People often ask me, “Isn’t it so hard to leave your kids every morning?”
Nope, not at all, because when I leave the whole house is still fast asleep.
The hardest part is actually coming home.
This sounds shocking, I know. And it’s not an easy thing to admit. But it’s the truth.
I spend 2+ hours per day commuting. On days when I don’t have any traveling or business dinners, I head home after a mere 9.5 hours in the office. I’ve usually passed the whole day talking to clients on the phone, typing explanations of why stocks are up and down, yelling so my voice will be heard, defending myself from idle locker room chatter, and sometimes in random spurts of singing as the only way to stay sane in the hectic, intense environment.

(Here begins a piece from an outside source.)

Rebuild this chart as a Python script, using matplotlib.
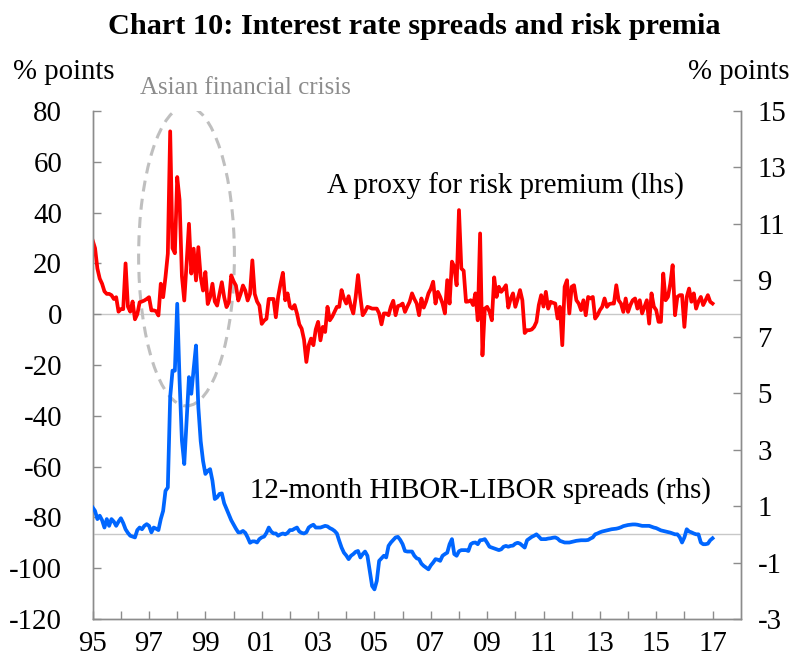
import numpy as np
import matplotlib
matplotlib.use("Agg")
import matplotlib.pyplot as plt
from matplotlib.patches import Ellipse

plt.rcParams['font.family'] = ['Liberation Serif', 'DejaVu Serif']
plt.rcParams['axes.unicode_minus'] = False

# monthly data, Jan 1995 onwards
risk_premium = [
    29, 26, 18, 14, 12, 9, 8, 8, 7.5, 6, 6.7, 1,
    2, 2, 20, 3, 1, 5, -2, 0, 4.7, 5, 5.4, 6,
    6.7, 1.5, 1.5, 1.2, -0.5, 12, 6.7, 14.6, 23.8, 72, 26, 24,
    54, 45, 15, 5.4, 20, 35.6, 16, 25.8, 13.3, 26.4, 14.6, 9.3,
    16.6, 4, 6.7, 12, 5, 3.4, 8, 12.6, 6.7, 2.8, 4.7, 15.3,
    13, 11.3, 5.4, 8, 11.3, 9.3, 5.4, 8, 21.2, 8, 5, 3.4,
    -3.8, -2.5, -1.8, 6, 6, 6, -1.2, 7, 12, 16.3, 5.5, 8.2,
    3, 2.2, 3.6, 0.3, -4, -5.7, -10, -18.8, -12.2, -9.6, -12.2, -6,
    -3, -10.3, -5, -7, 2.9, -2.4, -1, 1, 2.9, 2.9, 9.5, 6.2,
    4.2, 7.1, 3, 0.3, 6.8, 15.4, 6.8, -0.4, 1, 2.9, 2.6, 2.2,
    2.2, 2.2, 0.3, -4, 0.3, 0.3, -0.4, 3, 5.3, -0.4, 3.2, 3.5,
    4.2, 0.9, 3, 4.9, 8.2, 6, 4.2, -0.4, 6.2, 2.6, 5, 8.2,
    10, 12.8, 4.2, 8.8, 6.8, 4.2, 0.3, 13.4, 4.2, 20.7, 18.7, 11.4,
    41, 18, 17.1, 4.9, 5, 5.5, 3.6, 8.2, -2.4, 31.8, -16.2, 2.2,
    2.9, 1, -2.4, 14.5, 6.8, 10.8, 8.8, 10, 11.4, 2.6, 6, 8.2,
    2.9, 6, 9.5, 5.5, -7.4, -6.3, -6.3, -6, -5, -3, 3.6, 7.5,
    3, 8.8, 2.2, 4.9, 4.5, 4.2, -1.7, 2.9, -12.2, 10.8, 13.4, 0.3,
    10.8, 11.4, 5.5, 4.2, 1.6, 5.5, -0.4, 6.8, 6.2, 6.8, -1.7, -0.4,
    1.6, 2.9, 6.2, 2.9, 4, 4.2, 4.2, 11.4, 5.5, 4.2, 0.9, 6.2,
    0.9, 3.6, 5.5, 6.2, 2.2, 5.5, 0.3, 2.9, 5.5, -3.7, 8.2, 3,
    1.6, -3, -3, 16, 5.5, 6.8, 12, 19.3, -0.4, 6.8, 7.5, 7.5,
    -5, 6.8, 10.1, 4.9, 8.2, 2.2, 5, 6.8, 3.6, 5.5, 7.5, 4.9,
    4.2,
]
hibor_libor = [
    0.95, 0.83, 0.54, 0.66, 0.5, 0.24, 0.54, 0.3, 0.54, 0.45, 0.3, 0.45,
    0.57, 0.4, 0.18, 0.05, -0.05, -0.08, -0.11, 0.15, 0.24, 0.18, 0.3, 0.36,
    0.3, 0.07, 0.24, 0.2, 0.15, 0.54, 0.83, 1.54, 1.66, 4.86, 5.8, 5.8,
    8.17, 5.45, 3.32, 2.49, 4.03, 5.57, 4.98, 5.86, 6.69, 4.5, 3.3, 2.6,
    2.14, 2.25, 2.31, 1.9, 1.25, 1.31, 1.43, 1.45, 1.1, 0.9, 0.7, 0.5,
    0.35, 0.2, 0.07, 0.07, 0.12, 0.05, -0.11, -0.3, -0.25, -0.25, -0.29, -0.17,
    -0.11, -0.08, 0.05, 0.24, 0.1, 0.03, 0.03, -0.05, 0, 0.03, 0, 0.05,
    0.15, 0.15, 0.2, 0.24, 0.1, 0.05, 0.03, 0.07, 0.24, 0.3, 0.34, 0.24,
    0.24, 0.24, 0.27, 0.3, 0.28, 0.22, 0.18, 0.12, 0.03, -0.23, -0.47, -0.65,
    -0.75, -0.88, -0.76, -0.7, -0.62, -0.59, -0.82, -0.7, -0.61, -0.76, -1.3, -1.83,
    -1.95, -1.65, -0.94, -0.85, -0.76, -0.82, -0.41, -0.29, -0.2, -0.11, -0.09, -0.2,
    -0.35, -0.59, -0.61, -0.61, -0.61, -0.76, -0.85, -0.88, -1.04, -1.12, -1.18, -1.24,
    -1.1, -1.0, -0.88, -0.9, -0.94, -0.76, -0.7, -0.65, -0.35, -0.17, -0.7, -0.76,
    -0.6, -0.56, -0.56, -0.56, -0.59, -0.35, -0.3, -0.29, -0.35, -0.21, -0.2, -0.17,
    -0.3, -0.44, -0.47, -0.5, -0.53, -0.56, -0.53, -0.44, -0.41, -0.44, -0.41, -0.4,
    -0.33, -0.3, -0.33, -0.4, -0.47, -0.21, -0.15, -0.09, -0.05, 0, -0.08, -0.17,
    -0.17, -0.17, -0.15, -0.14, -0.12, -0.11, -0.15, -0.23, -0.26, -0.29, -0.29, -0.29,
    -0.27, -0.25, -0.23, -0.22, -0.21, -0.21, -0.21, -0.2, -0.15, -0.11, 0, 0.03,
    0.07, 0.1, 0.12, 0.14, 0.16, 0.18, 0.19, 0.2, 0.22, 0.25, 0.29, 0.31,
    0.33, 0.34, 0.35, 0.35, 0.34, 0.32, 0.3, 0.3, 0.3, 0.3, 0.27, 0.24,
    0.22, 0.18, 0.14, 0.12, 0.1, 0.08, 0.06, 0.03, 0, 0, -0.1, -0.29,
    -0.11, 0.18, 0.1, 0.07, 0.03, 0, 0, -0.29, -0.35, -0.35, -0.33, -0.21,
    -0.14,
]
months = 1995 + np.arange(len(risk_premium)) / 12.0

left_ticks = [-120, -100, -80, -60, -40, -20, 0, 20, 40, 60, 80]
right_ticks = [-3, -1, 1, 3, 5, 7, 9, 11, 13, 15]
year_ticks = list(range(1995, 2018))
year_labels = [str(y)[2:] if y % 2 == 1 else '' for y in year_ticks]

fs = 20.8
axis_grey = '#8C8C8C'

fig = plt.figure(figsize=(7.97, 6.66), dpi=100)
ax = fig.add_axes([0.1163, 0.0706, 0.8131, 0.7627])
ax2 = ax.twinx()

ax.axhline(0, color='#C8C8C8', lw=1, zorder=1)
ax2.axhline(0, color='#C8C8C8', lw=1, zorder=1)

ell = Ellipse((1998.33, 22.9), 3.4, 118, fill=False, edgecolor='#BFBFBF',
              lw=2.2, linestyle=(0, (3.6, 2.4)), zorder=2)
ax.add_patch(ell)

ax.plot(months, risk_premium, color='#FF0000', lw=2.7, zorder=3)
ax2.plot(months, hibor_libor, color='#0066FF', lw=2.7, zorder=3)

ax.set_xlim(1995, 2018)
ax.set_ylim(-120, 80)
ax2.set_ylim(-3, 15)

ax.set_xticks(year_ticks)
ax.set_xticklabels(year_labels)
ax.set_yticks(left_ticks)
ax.set_yticklabels([str(v) for v in left_ticks])
ax2.set_yticks(right_ticks)
ax2.set_yticklabels([str(v) for v in right_ticks])

for a in (ax, ax2):
    a.spines['top'].set_visible(False)
    for s in ('left', 'right', 'bottom'):
        a.spines[s].set_color(axis_grey)
        a.spines[s].set_linewidth(1)
ax.tick_params(axis='x', direction='in', length=6, width=1, color=axis_grey,
               labelsize=fs, pad=9)
ax.tick_params(axis='y', direction='in', length=6, width=1, color=axis_grey,
               labelsize=fs, pad=22)
ax2.tick_params(axis='y', direction='in', length=6, width=1, color=axis_grey,
                labelsize=fs, pad=12)

ax.text(2003.31, 50.5, 'A proxy for risk premium (lhs)', fontsize=fs,
        va='center', ha='left')
ax.text(2000.58, -69.4, '12-month HIBOR-LIBOR spreads (rhs)', fontsize=fs,
        va='center', ha='left')
ax.text(1996.68, 89.2, 'Asian financial crisis', fontsize=18, color='#8C8C8C',
        va='center', ha='left', clip_on=False)

fig.text(0.52, 1 - 26 / 666, 'Chart 10: Interest rate spreads and risk premia',
         fontsize=21.8, fontweight='bold', ha='center', va='center')
fig.text(13 / 797, 1 - 72 / 666, '% points', fontsize=fs, ha='left', va='center')
fig.text(790 / 797, 1 - 72 / 666, '% points', fontsize=fs, ha='right', va='center')

fig.savefig('out.png', dpi=100)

I so look forward to going home. I usually speak to Gull and email throughout the day about the odds and ends of running our life outside the office, but I think of my kids about a bazillion times a day (without interfering with all the activities listed above, of course). I often wonder how their day is going, what they’re eating for lunch, if they wore a sweatshirt because it was chilly in the morning, who they’re playing with, if they struggled learning any concepts in class, and even if they were having a good or bad hair day (our clan is surely folically challenged!).

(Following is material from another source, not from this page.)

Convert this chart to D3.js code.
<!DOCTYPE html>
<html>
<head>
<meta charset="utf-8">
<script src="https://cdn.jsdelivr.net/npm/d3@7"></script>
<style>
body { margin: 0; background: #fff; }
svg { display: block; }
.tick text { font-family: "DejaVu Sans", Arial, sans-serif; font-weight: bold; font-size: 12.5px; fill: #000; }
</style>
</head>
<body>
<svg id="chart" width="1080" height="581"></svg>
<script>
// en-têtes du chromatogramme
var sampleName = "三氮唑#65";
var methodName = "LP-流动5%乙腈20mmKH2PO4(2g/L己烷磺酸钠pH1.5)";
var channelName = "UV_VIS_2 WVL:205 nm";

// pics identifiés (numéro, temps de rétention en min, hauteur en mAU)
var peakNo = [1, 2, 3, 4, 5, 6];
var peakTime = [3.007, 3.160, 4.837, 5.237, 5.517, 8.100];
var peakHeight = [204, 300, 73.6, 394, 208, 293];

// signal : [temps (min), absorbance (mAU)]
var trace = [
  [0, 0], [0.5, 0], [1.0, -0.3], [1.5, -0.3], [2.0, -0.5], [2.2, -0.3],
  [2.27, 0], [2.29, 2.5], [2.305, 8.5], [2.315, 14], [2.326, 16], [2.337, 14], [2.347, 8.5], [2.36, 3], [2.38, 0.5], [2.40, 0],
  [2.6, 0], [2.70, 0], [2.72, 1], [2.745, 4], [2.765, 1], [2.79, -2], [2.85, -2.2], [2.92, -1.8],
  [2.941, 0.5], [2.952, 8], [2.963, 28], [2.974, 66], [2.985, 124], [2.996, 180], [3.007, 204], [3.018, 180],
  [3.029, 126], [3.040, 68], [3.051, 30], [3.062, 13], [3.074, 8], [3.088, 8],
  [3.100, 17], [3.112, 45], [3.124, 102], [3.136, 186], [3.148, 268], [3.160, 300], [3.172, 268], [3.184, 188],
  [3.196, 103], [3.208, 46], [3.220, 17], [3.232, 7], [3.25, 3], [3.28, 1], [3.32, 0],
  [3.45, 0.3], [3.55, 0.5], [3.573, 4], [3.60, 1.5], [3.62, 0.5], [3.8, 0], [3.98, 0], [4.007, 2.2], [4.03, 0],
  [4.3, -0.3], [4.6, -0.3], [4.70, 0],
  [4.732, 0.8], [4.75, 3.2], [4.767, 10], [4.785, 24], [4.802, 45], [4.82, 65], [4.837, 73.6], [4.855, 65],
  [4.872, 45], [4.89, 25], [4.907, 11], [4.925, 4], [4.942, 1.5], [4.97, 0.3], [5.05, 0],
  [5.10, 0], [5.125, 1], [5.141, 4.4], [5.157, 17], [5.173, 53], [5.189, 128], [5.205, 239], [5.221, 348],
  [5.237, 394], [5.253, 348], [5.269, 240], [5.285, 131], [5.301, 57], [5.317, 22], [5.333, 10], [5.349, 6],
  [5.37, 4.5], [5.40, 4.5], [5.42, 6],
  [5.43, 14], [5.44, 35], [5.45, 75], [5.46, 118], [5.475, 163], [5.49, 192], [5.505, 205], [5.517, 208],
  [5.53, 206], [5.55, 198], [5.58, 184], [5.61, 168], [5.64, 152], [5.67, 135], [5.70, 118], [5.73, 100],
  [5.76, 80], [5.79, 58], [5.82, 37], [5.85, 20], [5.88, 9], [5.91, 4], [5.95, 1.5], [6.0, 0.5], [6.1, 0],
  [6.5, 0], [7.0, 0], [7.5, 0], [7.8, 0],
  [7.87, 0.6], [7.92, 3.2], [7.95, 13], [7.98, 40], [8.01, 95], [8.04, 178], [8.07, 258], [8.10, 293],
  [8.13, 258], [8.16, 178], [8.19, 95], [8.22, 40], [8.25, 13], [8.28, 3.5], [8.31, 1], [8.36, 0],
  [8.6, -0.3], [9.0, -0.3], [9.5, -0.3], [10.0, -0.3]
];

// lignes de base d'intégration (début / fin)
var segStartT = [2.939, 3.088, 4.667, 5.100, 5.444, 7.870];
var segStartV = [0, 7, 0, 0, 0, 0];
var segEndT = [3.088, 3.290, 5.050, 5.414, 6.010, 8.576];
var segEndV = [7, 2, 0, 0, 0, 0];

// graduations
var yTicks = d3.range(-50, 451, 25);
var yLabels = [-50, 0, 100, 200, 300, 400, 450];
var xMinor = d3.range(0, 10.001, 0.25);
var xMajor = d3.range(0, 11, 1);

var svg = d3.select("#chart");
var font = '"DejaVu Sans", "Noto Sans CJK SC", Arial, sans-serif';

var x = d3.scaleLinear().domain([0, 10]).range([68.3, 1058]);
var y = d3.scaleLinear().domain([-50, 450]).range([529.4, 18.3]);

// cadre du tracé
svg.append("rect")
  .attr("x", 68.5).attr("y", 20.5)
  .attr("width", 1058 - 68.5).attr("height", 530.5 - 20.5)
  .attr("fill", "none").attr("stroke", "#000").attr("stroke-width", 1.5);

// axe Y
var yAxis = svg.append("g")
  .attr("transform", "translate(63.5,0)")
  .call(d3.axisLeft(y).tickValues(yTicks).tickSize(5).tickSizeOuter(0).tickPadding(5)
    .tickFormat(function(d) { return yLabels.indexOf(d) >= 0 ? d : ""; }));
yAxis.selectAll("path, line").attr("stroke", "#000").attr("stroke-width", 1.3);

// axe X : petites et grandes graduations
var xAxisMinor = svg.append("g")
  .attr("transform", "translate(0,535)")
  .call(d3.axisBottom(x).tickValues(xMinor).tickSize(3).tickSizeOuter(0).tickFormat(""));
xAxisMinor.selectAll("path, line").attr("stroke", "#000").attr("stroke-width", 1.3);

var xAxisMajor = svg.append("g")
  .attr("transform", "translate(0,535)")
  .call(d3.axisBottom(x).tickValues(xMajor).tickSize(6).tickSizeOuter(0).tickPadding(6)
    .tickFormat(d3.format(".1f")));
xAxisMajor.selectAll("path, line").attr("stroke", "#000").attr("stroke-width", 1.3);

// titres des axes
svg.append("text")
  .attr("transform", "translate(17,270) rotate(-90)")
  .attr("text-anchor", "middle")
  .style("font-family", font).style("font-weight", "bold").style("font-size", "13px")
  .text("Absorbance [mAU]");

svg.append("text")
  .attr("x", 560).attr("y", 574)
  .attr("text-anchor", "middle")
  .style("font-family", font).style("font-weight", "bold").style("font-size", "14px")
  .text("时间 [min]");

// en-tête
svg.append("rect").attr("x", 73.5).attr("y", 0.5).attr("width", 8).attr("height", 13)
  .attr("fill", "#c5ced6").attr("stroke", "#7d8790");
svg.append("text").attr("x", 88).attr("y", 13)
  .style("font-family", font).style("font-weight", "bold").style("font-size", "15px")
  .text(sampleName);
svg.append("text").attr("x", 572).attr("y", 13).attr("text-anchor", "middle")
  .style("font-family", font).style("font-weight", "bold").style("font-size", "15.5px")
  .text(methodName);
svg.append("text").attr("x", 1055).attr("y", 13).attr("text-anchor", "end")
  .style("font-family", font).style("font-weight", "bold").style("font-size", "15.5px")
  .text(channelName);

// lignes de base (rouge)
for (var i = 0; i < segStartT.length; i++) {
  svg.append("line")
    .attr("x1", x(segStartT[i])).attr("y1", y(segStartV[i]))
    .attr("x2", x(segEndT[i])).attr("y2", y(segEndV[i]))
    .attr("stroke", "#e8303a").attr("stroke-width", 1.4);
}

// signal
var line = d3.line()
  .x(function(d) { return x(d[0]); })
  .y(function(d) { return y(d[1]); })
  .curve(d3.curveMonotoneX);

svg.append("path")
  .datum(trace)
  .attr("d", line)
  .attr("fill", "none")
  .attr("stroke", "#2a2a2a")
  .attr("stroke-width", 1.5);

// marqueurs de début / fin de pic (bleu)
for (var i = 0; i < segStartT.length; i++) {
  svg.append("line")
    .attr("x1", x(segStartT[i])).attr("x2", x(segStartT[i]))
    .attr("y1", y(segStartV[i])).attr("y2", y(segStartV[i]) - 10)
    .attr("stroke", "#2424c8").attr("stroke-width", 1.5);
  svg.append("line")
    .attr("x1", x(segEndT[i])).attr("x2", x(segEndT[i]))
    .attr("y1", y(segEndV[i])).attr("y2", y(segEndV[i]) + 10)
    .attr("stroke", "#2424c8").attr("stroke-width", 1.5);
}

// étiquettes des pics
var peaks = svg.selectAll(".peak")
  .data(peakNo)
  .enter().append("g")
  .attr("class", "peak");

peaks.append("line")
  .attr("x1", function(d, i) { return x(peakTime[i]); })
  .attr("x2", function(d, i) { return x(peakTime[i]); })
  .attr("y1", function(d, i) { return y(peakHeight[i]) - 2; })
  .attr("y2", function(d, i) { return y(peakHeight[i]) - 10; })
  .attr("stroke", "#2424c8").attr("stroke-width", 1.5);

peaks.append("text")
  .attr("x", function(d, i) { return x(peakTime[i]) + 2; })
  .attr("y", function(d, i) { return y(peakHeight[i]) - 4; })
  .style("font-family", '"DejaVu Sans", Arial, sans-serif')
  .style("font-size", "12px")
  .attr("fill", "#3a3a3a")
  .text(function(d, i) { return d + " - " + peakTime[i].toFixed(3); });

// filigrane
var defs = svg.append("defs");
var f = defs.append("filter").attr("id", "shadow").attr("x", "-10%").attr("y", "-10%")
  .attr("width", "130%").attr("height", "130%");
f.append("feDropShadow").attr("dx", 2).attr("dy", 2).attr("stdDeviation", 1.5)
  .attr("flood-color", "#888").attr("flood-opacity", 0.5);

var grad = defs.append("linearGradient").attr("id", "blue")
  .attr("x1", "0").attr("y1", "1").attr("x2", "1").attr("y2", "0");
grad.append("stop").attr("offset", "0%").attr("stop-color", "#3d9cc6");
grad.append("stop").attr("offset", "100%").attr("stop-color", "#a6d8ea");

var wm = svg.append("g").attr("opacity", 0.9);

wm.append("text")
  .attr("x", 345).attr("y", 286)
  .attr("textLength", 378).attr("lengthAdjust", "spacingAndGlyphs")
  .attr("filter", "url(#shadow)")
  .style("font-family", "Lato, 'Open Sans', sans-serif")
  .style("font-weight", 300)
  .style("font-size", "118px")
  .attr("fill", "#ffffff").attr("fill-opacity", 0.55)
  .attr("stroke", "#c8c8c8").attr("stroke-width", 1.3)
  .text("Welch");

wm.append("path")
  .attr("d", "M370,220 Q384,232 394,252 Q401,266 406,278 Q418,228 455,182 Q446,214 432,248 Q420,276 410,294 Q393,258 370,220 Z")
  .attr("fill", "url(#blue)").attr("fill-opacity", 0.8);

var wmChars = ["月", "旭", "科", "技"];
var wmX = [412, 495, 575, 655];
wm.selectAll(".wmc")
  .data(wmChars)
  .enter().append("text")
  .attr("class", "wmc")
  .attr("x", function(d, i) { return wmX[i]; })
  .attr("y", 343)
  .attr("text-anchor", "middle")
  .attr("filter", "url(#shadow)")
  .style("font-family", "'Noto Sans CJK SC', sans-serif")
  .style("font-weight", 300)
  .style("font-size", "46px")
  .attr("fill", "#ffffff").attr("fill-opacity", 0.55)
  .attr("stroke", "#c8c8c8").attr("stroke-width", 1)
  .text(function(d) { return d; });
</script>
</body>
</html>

I can’t wait to walk in the door in the evening and have the three of them run into my arms, crying “mommy, we missed you” or “mommy, I aced my math test” or “mommy, I scored the winning goal in gym class” or “mommy, we just finished the healthiest dinner including every food in the pyramid and every color in the rainbow.” Then I hang my coat on my designated cubby hook, excuse myself to the restroom, take 10 minutes to change and unwind, and five minutes to reset my mind from work to home. But that’s never how it goes, is it?

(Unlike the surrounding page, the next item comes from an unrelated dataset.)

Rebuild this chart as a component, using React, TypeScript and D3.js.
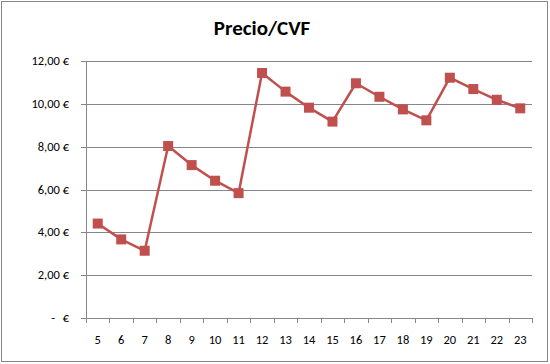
import React from "react";
import * as d3 from "d3";

const categories = ["5","6","7","8","9","10","11","12","13","14","15","16","17","18","19","20","21","22","23"];
const values = [4.41, 3.67, 3.14, 8.03, 7.14, 6.41, 5.83, 11.44, 10.57, 9.82, 9.17, 10.96, 10.33, 9.74, 9.23, 11.22, 10.69, 10.19, 9.79];
const yTicks = [0, 2, 4, 6, 8, 10, 12];
const title = "Precio/CVF";

const W = 550, H = 364;
const left = 86, right = 532, top = 61, bottom = 318;

export default function App() {
  const x = d3.scaleBand<string>().domain(categories).range([left, right]).padding(0);
  const y = d3.scaleLinear().domain([0, 12]).range([bottom, top]);
  const line = d3.line<number>()
    .x((_, i) => (x(categories[i]) as number) + x.bandwidth() / 2)
    .y((d) => y(d));
  const font = "Calibri, Carlito, 'Liberation Sans', Arial, sans-serif";
  const fmt = (v: number) => v.toFixed(2).replace(".", ",") + " €";
  const boundaries = categories.map((c) => x(c) as number).concat([right]);
  return (
    <svg width={W} height={H} style={{ position: "absolute", left: 0, top: 0 }}>
      <rect x={1.5} y={1.5} width={546} height={360} fill="#fff" stroke="#868686" strokeWidth={1} />
      <text x={262} y={35} textAnchor="middle" fontFamily={font} fontWeight="bold" fontSize={21} fill="#000">{title}</text>
      {yTicks.map((t) => (
        <g key={t}>
          {t > 0 && <line x1={left} x2={right} y1={Math.round(y(t)) + 0.5} y2={Math.round(y(t)) + 0.5} stroke="#868686" strokeWidth={1} />}
          <line x1={left - 5} x2={left} y1={Math.round(y(t)) + 0.5} y2={Math.round(y(t)) + 0.5} stroke="#868686" strokeWidth={1} />
          {t > 0 ? (
            <text x={69} y={y(t) + 4} textAnchor="end" fontFamily={font} fontSize={12.5} fill="#000">{fmt(t)}</text>
          ) : (
            <g>
              <text x={55} y={y(t) + 4} textAnchor="end" fontFamily={font} fontSize={12.5} fill="#000">-</text>
              <text x={69} y={y(t) + 4} textAnchor="end" fontFamily={font} fontSize={12.5} fill="#000">€</text>
            </g>
          )}
        </g>
      ))}
      <line x1={left + 0.5} x2={left + 0.5} y1={top} y2={bottom} stroke="#868686" strokeWidth={1} />
      <line x1={left} x2={right} y1={bottom + 0.5} y2={bottom + 0.5} stroke="#868686" strokeWidth={1} />
      {boundaries.map((b, i) => (
        <line key={i} x1={Math.round(b) + 0.5} x2={Math.round(b) + 0.5} y1={bottom} y2={bottom + 5} stroke="#868686" strokeWidth={1} />
      ))}
      {categories.map((c) => (
        <text key={c} x={(x(c) as number) + x.bandwidth() / 2} y={344} textAnchor="middle" fontFamily={font} fontSize={12.5} fill="#000">{c}</text>
      ))}
      <path d={line(values) || ""} fill="none" stroke="#C0504D" strokeWidth={2.5} strokeLinejoin="round" />
      {values.map((v, i) => (
        <rect key={i} x={(x(categories[i]) as number) + x.bandwidth() / 2 - 5} y={y(v) - 5} width={10} height={10} fill="#C0504D" />
      ))}
    </svg>
  );
}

Never. My prodigal return home from a long day at work usually begins with howls heard from the outside before I even approach the garage door. Someone is tantruming. I trip over a mess of sneakers in the mud room, drop my bag on top of a pile of once-worn hoodies of different sizes and colors strewn on the bench, and fend for myself as an onslaught of whines and complaints get hurled my way relentlessly. I don’t even get to pee without someone following me upstairs (if not demanding to be held) and insisting on carrying on while I take off my work “uniform”.
It’s transition time- and no one handles it well. My babysitter can’t wait to get away from this crazy brood but also needs to download me about homework, play dates, activities, and behavior. My kids didn’t finish their dinner (chicken nuggets again?!), didn’t touch their veggies, and definitely don’t want to shower despite having run or skated the afternoon away at another sweaty sports practice. My husband has no idea what he’s making for dinner, can’t find his money clip, and erupts with frustration from the kids’ endless barking. I lament the fantasy world I’d been pining over all day, and return to reality with nothing but agita and a giant headache.
Yes- we’re all happy to see each other. But it’s messy, it’s complicated, and it’s more calamity than calm. It’s a critical time frame all five nights of the week, and while we hit our stride by bedtime (which is non-negotiable quality time for each child no matter how old), the panic and preciousness of time we waste getting there is squandered as we scramble to get settled. Bedtime is a procedure in and of itself, but it’s during those special cuddly moments that I get all the good news, the important questions, the hints of the people my little humans will someday become.
This is why I don’t watch TV during the week (oh, how I miss The Bachelor!) This is why the laundry still isn’t folded. This is why coming home is the hardest part of being a working mom. You don’t get to just step into your house coat and slippers and pick up where you left off. You have to build it, earn it, deserve it.
Leaving them is easy, coming home is hard, but loving them makes it all worth it. At the end of the day, the hardest part is the end of the day.